One of the most heart-rending sights you may come across is that of a gentleman in a wheelchair hanging around awkwardly at the bottom of a staircase at a government office. He looks around helplessly, waiting for somebody to pick him up – like an infant – and carry him up the obstacle course than an ‘ableistic society’ has gifted him. The staircase, to him, screams that he’s not part of the normal system, but an outsider. The onus is on him to find a way to deal with this existing system, usually by becoming dependent on the ‘normal’ individuals.
It is not the society’s burden to accommodate him into this setup.
If the message you derive from this is that we need to be kinder and more sympathetic towards the disabled individuals, then that’s the wrong way to go about it. The objective is to create a system that views these people not as disabled or dysfunctional anomalies, but as regular people with different needs than ours.
A fine example of ‘ableism’ at play is the widespread use of the slur ‘retard’. Traditionally, the term ‘retardation’ has been used to describe people with mental disabilities.
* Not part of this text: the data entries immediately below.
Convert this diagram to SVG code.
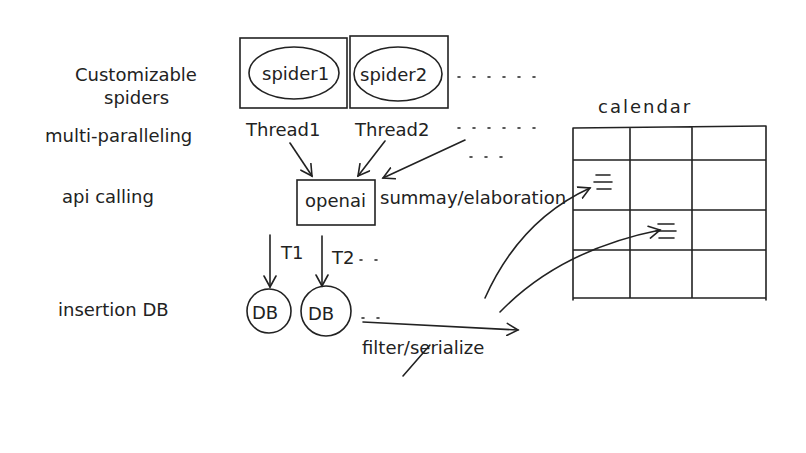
<svg xmlns="http://www.w3.org/2000/svg" width="806" height="453" viewBox="0 0 806 453">
<style>
.s{fill:none;stroke:#222;stroke-width:1.6;stroke-linecap:round}
.t{font-family:"DejaVu Sans",sans-serif;fill:#222;font-size:18px}
.d{fill:none;stroke:#222;stroke-width:1.6;stroke-dasharray:2 13;stroke-linecap:round}
</style>
<defs><marker id="a" markerWidth="14" markerHeight="14" refX="12" refY="7" orient="auto" markerUnits="userSpaceOnUse"><path d="M1,1 L12,7 L1,13" class="s"/></marker></defs>
<rect width="806" height="453" fill="#fff"/>
<g id="labels">
<text class="t" x="75" y="81">Customizable</text>
<text class="t" x="104" y="104">spiders</text>
<text class="t" x="45" y="142">multi-paralleling</text>
<text class="t" x="62" y="203">api calling</text>
<text class="t" x="58" y="316">insertion DB</text>
</g>
<g id="spider1"><rect class="s" x="240" y="38" width="107" height="70"/><ellipse class="s" cx="294" cy="73" rx="45" ry="26"/><text class="t" x="262" y="80">spider1</text><text class="t" x="246" y="136">Thread1</text></g>
<g id="spider2"><rect class="s" x="350" y="36" width="98" height="72"/><ellipse class="s" cx="398" cy="74" rx="44" ry="27"/><text class="t" x="360" y="81">spider2</text><text class="t" x="355" y="136">Thread2</text></g>
<g id="openai"><rect class="s" x="297" y="180" width="78" height="45"/><text class="t" x="305" y="207">openai</text><text class="t" x="380" y="204" font-size="16">summay/elaboration</text></g>
<g id="db1"><circle class="s" cx="269" cy="311" r="22"/><text class="t" x="252" y="319" font-size="22">DB</text></g>
<g id="db2"><circle class="s" cx="326" cy="311" r="25"/><text class="t" x="308" y="320" font-size="24">DB</text></g>
<g id="calendar">
<text class="t" x="598" y="113" font-size="24" letter-spacing="2">calendar</text>
<path class="s" d="M573,128 L766,126 M573,128 V300 M766,126 V300 M573,298 H766 M630,128 V298 M692,128 V298 M573,160 H766 M573,210 H766 M573,250 H766"/>
<path class="s" d="M596,175 H610 M594,182 H612 M597,189 H611 M658,224 H674 M656,231 H676 M659,238 H674"/>
</g>
<g id="connectors">
<path class="s" marker-end="url(#a)" d="M290,143 L312,176"/>
<path class="s" marker-end="url(#a)" d="M385,141 L358,176"/>
<path class="s" marker-end="url(#a)" d="M465,140 L383,178"/>
<path class="s" marker-end="url(#a)" d="M270,235 V287"/>
<path class="s" marker-end="url(#a)" d="M322,236 V286"/>
<text class="t" x="281" y="259" font-size="13">T1</text>
<text class="t" x="332" y="264" font-size="13">T2</text>
<path class="d" d="M360,260 H390 M362,318 H392 M458,77 L545,77 M458,128 L540,128 M470,157 L515,157"/>
<path class="s" marker-end="url(#a)" d="M363,322 L518,330"/>
<text class="t" x="362" y="354" font-size="20">filter/serialize</text>
<path class="s" d="M403,376 L430,345"/>
<path class="s" marker-end="url(#a)" d="M485,298 Q520,220 590,188"/>
<path class="s" marker-end="url(#a)" d="M500,312 Q560,250 660,230"/>
</g>
</svg>
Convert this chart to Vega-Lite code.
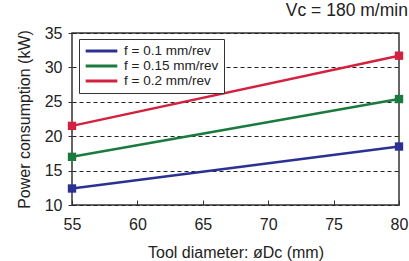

By using the word interchangeably with ‘stupid’ in general conversation, we’ve equated a legitimate disability with ‘stupidity’, or any other epithet or curse of this nature.
When you’re constructing a staircase in a public building, you’re not thinking of it as a special concession for people with legs. It’s not the product of your boundless magnanimity, but something fairly normal that people need. But when we’re building ramps, we think of it as a form of charity.
People sometimes argue that in Pakistan, considering the miniscule proportion of disabled individuals, it’s too inconvenient or economically unfeasible to allow wide-scale construction of ramps and elevators for paraplegics, tactile paving for the blind, or regularise the use of sign language interpreters in public speeches.
About 2.5% of the people in Pakistan are classified as PWD’s (Persons with Disabilities) of whom 60% have physical or visual impairments. The reason you don’t get to see a lot of these people every day is because they mostly remain indoors, being taken care of by their families.
In a country where albeism holds sway, these citizens are forced to retreat from the mainstream society. Despite having the potential of becoming normal, functional citizens, they instead become a burden upon their loved ones.
Why ‘normal’, you may ask, when they’re obviously abnormal anatomically, physiologically or psychologically? Whenever you take a random sample of 1000 Pakistanis, about 25 of them would always be PWD’s. This means that their occurrence is a normal phenomenon in a social sense, even if their individual conditions are anomalous.
The projects being carried out by the Special Talent Exchange Program (STEP) and UNESCO do not serve as charities, but as prudent investments aimed at revitalising a good chunk of the population that has been unnecessarily made useless. Not only can we improve the lives of the differently-abled and their families, we can empower them to play an active role in nation-building.